Possibly out there somewhere is a box of glass negatives with an image of a bath house.
  Anyone heading to the upper Fraser gold fields in the early period of the rush would have passed this way, including the first batch of camels they brought into the country. They got off a barge towed by the stern wheeler Flying Dutchman at Port Douglas in May 1862, then driven up the old Portage route for packing further north in the Cariboo.


An English tourist, W Champness, mentioned stopping overnight at the hot spring in his 1862 book, To The Cariboo And Back, "...at the inn we enjoyed what our Yankee companions called a 'square meal' of the characteristic fare of the colony of bacon and beans, the latter are imported in barrels from the States."
"...here, also after our toilsome march. we indulged in a good wash, the only really cheap comfort obtainable in British Columbia.

In November 1862 William Stein married one Frances (Fanny) Morey (1843-1928). Miss Morey was the daughter of Sgt. Jonathon Morey of the Royal Engineers. She had been fifteen when the family sailed from England arriving in Victoria in 1859.    In 1862 there is some evidence that the Hot Spring House was sold to a Mr.J.L Smith, whom owned a string of roadhouses on the original route, including the Douglas Hotel, and the 29 Mile House.

In 1863 a welsh miner named Harry Jones stopped at Hot Spring House,"...we headed for the hot springs where a stopping place was kept by a man named Smith. We layed our blankets on the floor of Mr. Smith's barroom and slept comfortably...".

Stein took over the next roadhouse located at 24 Mile, naming it Stanislaus House after the river in California, when the previous owners had been jailed for theft from freight wagons.



1863 brought the opening of the Fraser canyon route, and traffic on the inefficient Portage dropped off over night. Smith sold the springs back to Stein, and moved on to establish the Clinton Hotel in Clinton. I assume  then William and Fanny moved back to make a go of the hot spring property, despite lack of traffic on the old trail. Stein, held on for a number of years, still clinging to the hope he could attract customers to his bath house. In June, July, and August of 1865 he placed the following advertisement in the British Columbian.



In her memoirs, Susan Allison, the wife of an early Okanagan settler, mentioned a trip to the hot spring as a young women  A friend, a Mrs. Landvoight, had a severe case of rheumatism and her doctor had recommended a trip to the 'Hot Spring". As it was quite a rough trip, Susan Allison was invited to come along for company. She was just recently arrived from England, "...and nearly danced for joy I was so eager to see more of this new and strange country".  Apparently Mrs. Landvoight had failed to notify Mrs Stein of their pending arrival, "...and the poor little woman was surprised and altogether un-prepared".
The young pioneer housewife made the best of it, cooking up trout and grouse for her unexpected guests.

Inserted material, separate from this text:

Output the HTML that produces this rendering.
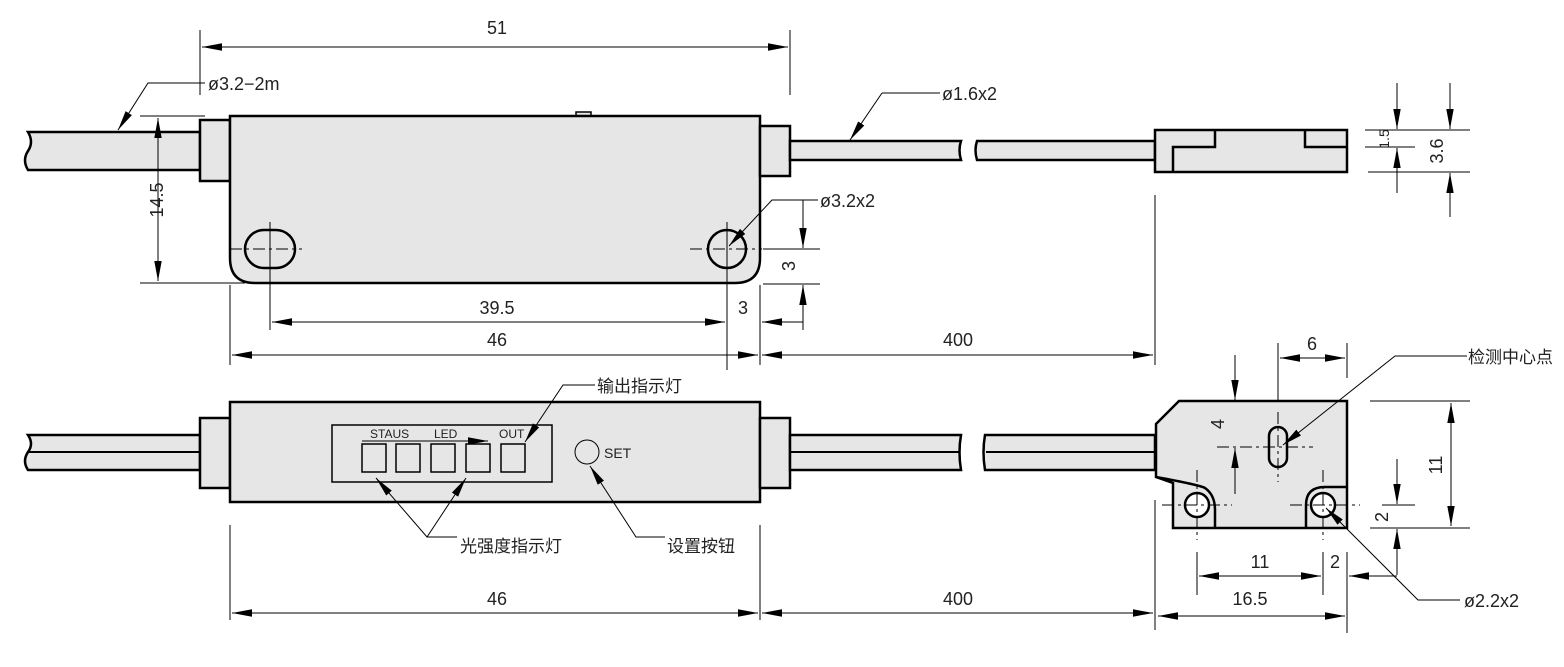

Susan Allison described the hot spring source, "...it just gushed out of a solid rock from a round hole like an auger hole, at the source there were open ditch's that convey it to the baths, which were rough wooden affairs in a large shed partitioned off, we sampled them at once, and found them refreshing, but nasty to drink".










She described them going for walks, one in particular "...we often walked to it and sit near the pool water during the heat of the day...".

I know that spot well, it is where I reside, and I like to sit by that same pool in the heat of the day.  She made mention of natives on horse back that gallop by the road house. Mrs. Stein described them as, "not friendly". Well I am not surprised, after experiencing a full blown gold rush through their territory, plus getting a bath house built on the spiritual  T'sek site.

Business continued to drop and William Stein left the hot spring in the care of his helper Goodwin Purcell, and moved to New Westminster, taking a lease on the Hicks Hotel, and putting the property up for sale on May 5 1866.
That's a little tough to see. The copy reads....

The hot springs property that cost me $3000 is now for sale at the low price of $1500. The springs being on the main road to the Bridge River mines (no humbug about those diggings), would be invaluable to a good physician. Apply on the premises to G. Purcell. Or to W.E Stein, Hicks Hotel, New Westminster.

The lower part of the ad reads....

W.E. Stein, formerly of the Hot Springs on the Douglas  Portage, having leased Hicks Hotel on Columbia in New Westminster, wishes to inform the travelling community in general that the above, being a large 3 story building, will be found one of the most comfortable houses in New Westminster. Meals and beds, 50 cents each, and drinks, 12 cents.

Despite what he thought was a give away price, there were no takers, and eventually abandoned the property. The original 40 acre pre-emption was taken over 30 years later by the  former handy man, Goodwin Purcell. Goodwin had stayed in the country, married a local woman and traded out of the old abandoned town site of Port Douglas. He had the property surveyed in 1897 and added more land.
Goodwin died in 1906 at 91, and it was from his descendants that title to the historic property passed to the Trethewey family  in the mid fifties.
        T'sek circa 1957  Hot spring structures, clearing above was road house site.

                                          T'sek, 2012


The area of the old road house is evident in the clearing at the south end of the hot spring campsite.It has been washed by  river flood several times but there is still the odd evidence such as old square hand made nails and stuff.

 Arthur Bushby did marry Agnes Douglas in the end, shown here during a picnic on Burrard Inlet. He was made Register General of Deeds for the colony in 1861and they lived in New Westminster, before moving to England, and it is unlikely she ever visited the hot spring named in her honor that Spring day in 1859.